Accompanying Blanc and Bouquet on this wild, black comic, Woody Allen-style fantasy are some of the biggest names in French cinema, although most make only a fleeting appearance.  The granddaddy of them all is Philippe Noiret, who features in the film’s brilliantly ironic final passage, lambasting the current state of the French film industry with real passion and some degree of accuracy.   The icing on the very richly spiced gateau is Roman Polanski failing to recognise Blanc and Noiret and then offering them bit parts in his next film (whilst Blanc’s usurping double makes a film about Blanc having a usurping double...)
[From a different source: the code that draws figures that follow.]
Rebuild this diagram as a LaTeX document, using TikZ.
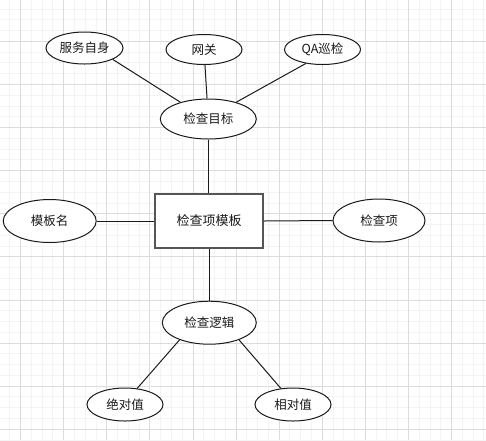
\documentclass[tikz,border=0pt]{standalone}
\usepackage{fontspec}
\setmainfont{Noto Sans CJK SC}
\usetikzlibrary{shapes.geometric}
\definecolor{gminor}{HTML}{F4F4F4}
\definecolor{gmajor}{HTML}{DCDCDC}
\definecolor{ink}{HTML}{1A1A1A}
\definecolor{boxline}{HTML}{555555}
\begin{document}
\begin{tikzpicture}[x=1pt,y=-1pt,
  ent/.style={draw=ink,line width=1pt,fill=white,ellipse,inner sep=0pt,text=ink,font=\fontsize{12.5}{14}\selectfont},
  boxnode/.style={draw=boxline,line width=1.2pt,fill=white,rectangle,inner sep=0pt,minimum width=108pt,minimum height=54pt,text=ink,font=\fontsize{13}{15}\selectfont},
  link/.style={draw=ink,line width=1pt}]
\path[use as bounding box] (0,0) rectangle (486,440);
\fill[white] (0,0) rectangle (486,440);
\begin{scope}
\clip (0,0) rectangle (486,440);
\foreach \i in {-2,...,46} {
  \draw[gminor,line width=0.8pt] ({20.5+10.775*\i},0) -- ({20.5+10.775*\i},440);
  \draw[gminor,line width=0.8pt] (0,{-1.8+10.775*\i}) -- (486,{-1.8+10.775*\i});
}
\foreach \i in {-1,...,11} {
  \draw[gmajor,line width=0.8pt] ({20.5+43.1*\i},0) -- ({20.5+43.1*\i},440);
  \draw[gmajor,line width=0.8pt] (0,{-1.8+43.1*\i}) -- (486,{-1.8+43.1*\i});
}
\end{scope}
% nodes
\node[boxnode] (tpl) at (209,221) {检查项模板};
\node[ent,minimum width=77pt,minimum height=32pt] (svc) at (84.5,48) {服务自身};
\node[ent,minimum width=76pt,minimum height=30pt] (gw) at (204,49.5) {网关};
\node[ent,minimum width=76pt,minimum height=30pt] (qa) at (322.5,49.5) {QA巡检};
\node[ent,minimum width=96pt,minimum height=40pt] (tgt) at (208.3,119) {检查目标};
\node[ent,minimum width=93pt,minimum height=43pt] (name) at (49.7,221) {模板名};
\node[ent,minimum width=92pt,minimum height=43pt] (item) at (379,220.5) {检查项};
\node[ent,minimum width=94pt,minimum height=43pt] (logic) at (209.3,322.7) {检查逻辑};
\node[ent,minimum width=76pt,minimum height=33pt] (abs) at (125,404.5) {绝对值};
\node[ent,minimum width=76pt,minimum height=33pt] (rel) at (293,404.5) {相对值};
% connectors
\draw[link] (svc.338) -- (tgt.149);
\draw[link] (gw) -- (tgt);
\draw[link] (qa.220) -- (tgt.31);
\draw[link] (tgt.south) -- (tgt.south |- tpl.north);
\draw[link] (name.east) -- (tpl.west |- name.east);
\draw[link] (tpl.east) -- (item.west);
\draw[link] (tpl.south) -- (tpl.south |- logic.north);
\draw[link] (logic.210) -- (abs.53);
\draw[link] (logic.330) -- (rel.127);
\end{tikzpicture}
\end{document}
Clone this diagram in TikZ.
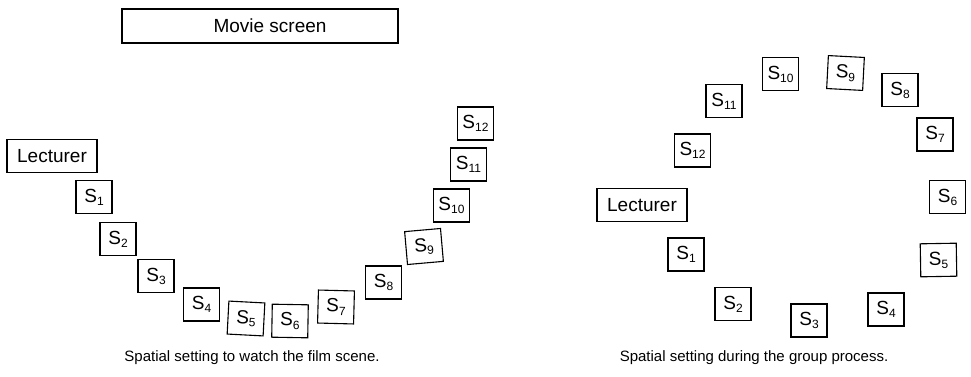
\documentclass[tikz,border=0pt]{standalone}
\usepackage{fontspec}
\setmainfont{Liberation Sans}
% seat label: S with a lowered, smaller index
\newcommand\seatlabel[1]{S\raisebox{-3pt}{\fontsize{12}{14}\selectfont #1}}
\begin{document}
\begin{tikzpicture}[x=1pt,y=-1pt,
  boxline/.style={draw, line width=1.1pt, inner sep=0pt},
  seat/.style={boxline, minimum width=36pt, minimum height=33pt,
    font=\fontsize{19}{22}\selectfont},
  wide/.style={boxline, minimum height=33pt, font=\fontsize{19}{22}\selectfont},
  capt/.style={font=\fontsize{15}{18}\selectfont, inner sep=0pt}]
\useasboundingbox (0,0) rectangle (971,377);

% ---- seating while the film scene is shown ----
\node[wide, minimum width=276pt, minimum height=34pt] (screen) at (260,26) {};
\node[font=\fontsize{19}{22}\selectfont, inner sep=0pt] (screentext) at (270,26) {Movie screen};
\node[wide, minimum width=90pt] (lecA) at (52,156) {Lecturer};
\node[seat] (a1)  at (94,197)    {\seatlabel{1}};
\node[seat] (a2)  at (118,239)   {\seatlabel{2}};
\node[seat] (a3)  at (156,276)   {\seatlabel{3}};
\node[seat] (a4)  at (201.5,304.5) {\seatlabel{4}};
\node[seat, rotate=-3] (a5) at (246,318.5) {\seatlabel{5}};
\node[seat, rotate=-1] (a6) at (290,321) {\seatlabel{6}};
\node[seat, rotate=-1.5] (a7) at (336,307) {\seatlabel{7}};
\node[seat] (a8)  at (383.5,282.5) {\seatlabel{8}};
\node[seat, rotate=5] (a9) at (424,246.5) {\seatlabel{9}};
\node[seat] (a10) at (451.5,205.5) {\seatlabel{10}};
\node[seat] (a11) at (468.5,164.5) {\seatlabel{11}};
\node[seat] (a12) at (475.5,123.5) {\seatlabel{12}};
\node[capt] (captA) at (252,358) {Spatial setting to watch the film scene.};

% ---- seating during the group process ----
\node[wide, minimum width=90pt] (lecB) at (642,205) {Lecturer};
\node[seat] (b1)  at (686,254.5) {\seatlabel{1}};
\node[seat] (b2)  at (733,304)   {\seatlabel{2}};
\node[seat] (b3)  at (809,320.5) {\seatlabel{3}};
\node[seat] (b4)  at (886,309.5) {\seatlabel{4}};
\node[seat, rotate=1] (b5) at (938.5,260) {\seatlabel{5}};
\node[seat] (b6)  at (947.5,197) {\seatlabel{6}};
\node[seat] (b7)  at (935,134.5) {\seatlabel{7}};
\node[seat] (b8)  at (900,90)    {\seatlabel{8}};
\node[seat, rotate=-3] (b9) at (845.5,73) {\seatlabel{9}};
\node[seat] (b10) at (780.5,74)  {\seatlabel{10}};
\node[seat] (b11) at (724,101)   {\seatlabel{11}};
\node[seat] (b12) at (692.5,150.5) {\seatlabel{12}};
\node[capt] (captB) at (754,358) {Spatial setting during the group process.};
\end{tikzpicture}
\end{document}
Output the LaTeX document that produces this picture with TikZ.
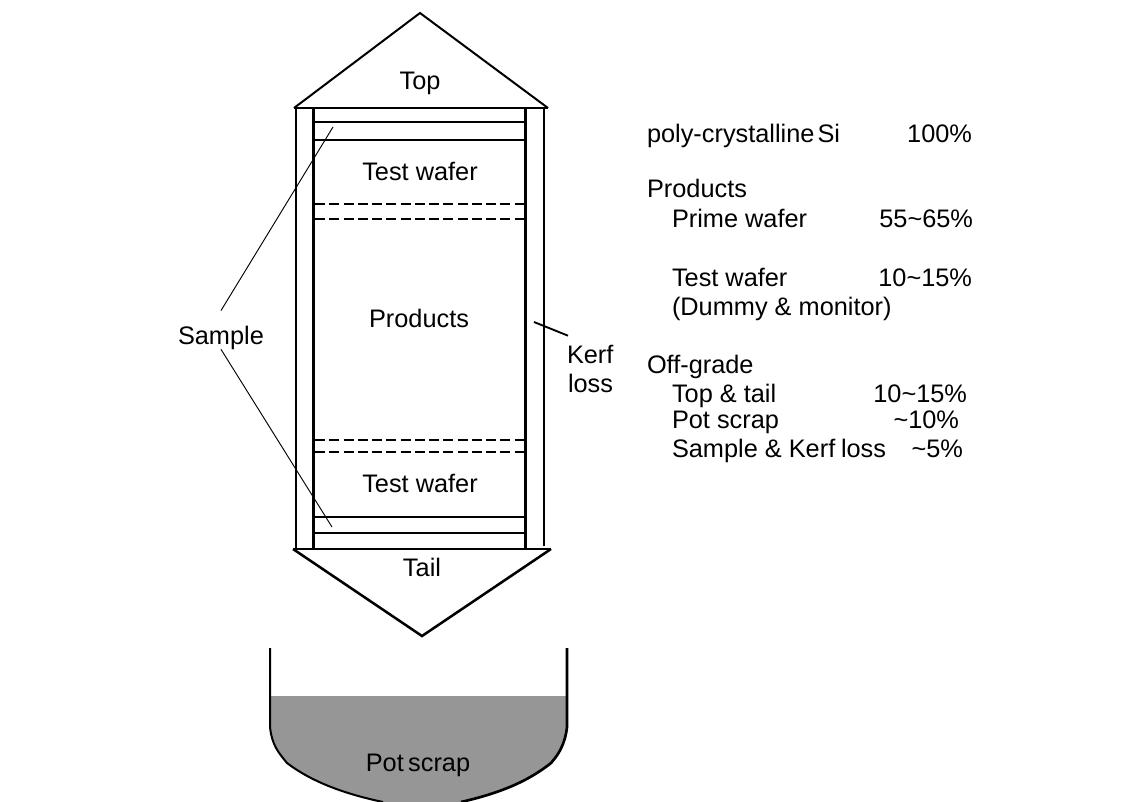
\documentclass[tikz,border=0pt]{standalone}
\usepackage{fontspec}
\setmainfont{Liberation Sans}
\definecolor{potgray}{HTML}{969696}
\tikzset{
  lbl/.style={inner sep=0pt,outer sep=0pt,anchor=base,font=\fontsize{19pt}{22pt}\selectfont},
  lblw/.style={lbl,anchor=base west},
  lble/.style={lbl,anchor=base east},
  outerwall/.style={line width=1.8pt,line cap=butt},
  innerwall/.style={line width=2.2pt,line cap=butt},
  roofline/.style={line width=1.5pt,line join=miter},
  keelline/.style={line width=1.9pt,line join=miter},
  slice/.style={line width=2pt},
  dashline/.style={line width=1.9pt,dash pattern=on 7.5pt off 3.2pt},
  leader/.style={line width=0.7pt},
  kerfline/.style={line width=1.4pt},
  potwall/.style={line width=1.5pt},
  potwallr/.style={line width=2pt},
}
\begin{document}
\begin{tikzpicture}[x=0.75pt,y=-0.75pt]
\useasboundingbox (0,0) rectangle (1145,801);
\clip (0,0) rectangle (1145,801);
% coordinates
\coordinate (topL) at (294,108);
\coordinate (topR) at (548,108);
\coordinate (topA) at (420,13);
\coordinate (botL) at (293,549);
\coordinate (botR) at (551,549);
\coordinate (botA) at (422,636);
% pot
\fill[potgray] (270.5,696) -- (566,696) -- (566,727)
  .. controls (564,745) and (557,755) .. (550,763)
  .. controls (525,783) and (495,794) .. (460,802)
  -- (383,802)
  .. controls (345,794) and (312,782) .. (287,763)
  .. controls (278,752) and (272,745) .. (270.5,727) -- cycle;
\draw[potwall] (270,648) -- (270,727)
  .. controls (272,745) and (278,752) .. (287,763)
  .. controls (312,782) and (345,794) .. (383,802);
\draw[potwallr] (567,648) -- (567,727)
  .. controls (565,745) and (558,755) .. (551,763)
  .. controls (526,783) and (496,794) .. (461,802);
% ingot
\draw[roofline] (topL) -- (topA) -- (topR);
\draw[keelline] (botL) -- (botA) -- (botR);
\draw[outerwall] (296,108) -- (296,549);
\draw[innerwall] (313.5,108) -- (313.5,549);
\draw[innerwall] (525.5,108) -- (525.5,549);
\draw[outerwall] (544,108) -- (544,546);
\draw[slice] (topL) -- (topR);
\draw[slice] (botL) -- (botR);
\draw[slice] (313,122) -- (526,122);
\draw[slice] (313,140) -- (526,140);
\draw[slice] (313,517) -- (526,517);
\draw[slice] (313,533) -- (526,533);
\draw[dashline] (315,204) -- (525,204);
\draw[dashline] (315,219) -- (525,219);
\draw[dashline] (315,440) -- (525,440);
\draw[dashline] (315,452) -- (525,452);
% labels
\node[lbl] (top) at (420,89) {Top};
\node[lbl] (tw1) at (420,180) {Test wafer};
\node[lbl] (prod) at (419,327) {Products};
\node[lbl] (tw2) at (420,492) {Test wafer};
\node[lbl] (tail) at (422,576) {Tail};
\node[lbl] (pot) at (418,771) {Pot\hspace{-2pt} scrap};
\node[lblw] (sample) at (178,344) {Sample};
\node[lblw] (kerf) at (567,363) {Kerf};
\node[lblw] (loss) at (568,392) {loss};
% leaders
\coordinate (s1) at (333,127);
\coordinate (s2) at (332,527);
\coordinate (k1) at (534,322);
\draw[leader] (s1) -- ([yshift=11.25pt]sample.north);
\draw[leader] (s2) -- (sample.south);
\draw[kerfline] (k1) -- ([xshift=0.75pt,yshift=6.75pt]kerf.north west);
% right column
\node[lblw] (t1) at (647,142) {poly-crystalline\hspace{-3pt} Si};
\node[lble] (v1) at (972,142) {100\%};
\node[lblw] (t2) at (647,197) {Products};
\node[lblw] (t3) at (672,227) {Prime wafer};
\node[lble] (v3) at (973,227) {55\char`\~65\%};
\node[lblw] (t4) at (672,286) {Test wafer};
\node[lble] (v4) at (972,286) {10\char`\~15\%};
\node[lblw] (t5) at (672,315) {(Dummy \& monitor)};
\node[lblw] (t6) at (647,373) {Off-grade};
\node[lblw] (t7) at (672,402) {Top \& tail};
\node[lble] (v7) at (967,402) {10\char`\~15\%};
\node[lblw] (t8) at (672,428) {Pot scrap};
\node[lble] (v8) at (959,428) {\char`\~10\%};
\node[lblw] (t9) at (672,457) {Sample \& Kerf\hspace{-1pt} loss};
\node[lble] (v9) at (963,457) {\char`\~5\%};
\end{tikzpicture}
\end{document}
Director Bertrand Blier is credited with the idea of Grosse fatigue, and Michel Blanc acknowledges the fact by appropriating something of the style of Blier’s very individual style of cinema.  Whilst the plot is extraordinarily far-fetched, and the farce is carried to extraordinary lengths in places, it is, for all that, a very human film, in which Blanc doesn’t shirk to show us the downside of being a well-known personality.  It’s a film which explores the issue of identity and what it means to lose that identity – fame being one sure way to achieve just that.

This is a film that will doubtless have far greater appeal to enthusiasts of French cinema.  Those with no or little appreciation of the subject probably wouldn’t be watching the film in the first place but, if they did, they would almost certainly be perplexed by the odd references to Depardieu, Buñuel, Le Père noël and the like.   For those who like their cinema French-style, Grosse fatigue is an absolute treat – an intelligent, fast-moving comedy that is relentlessly funny right from the word go.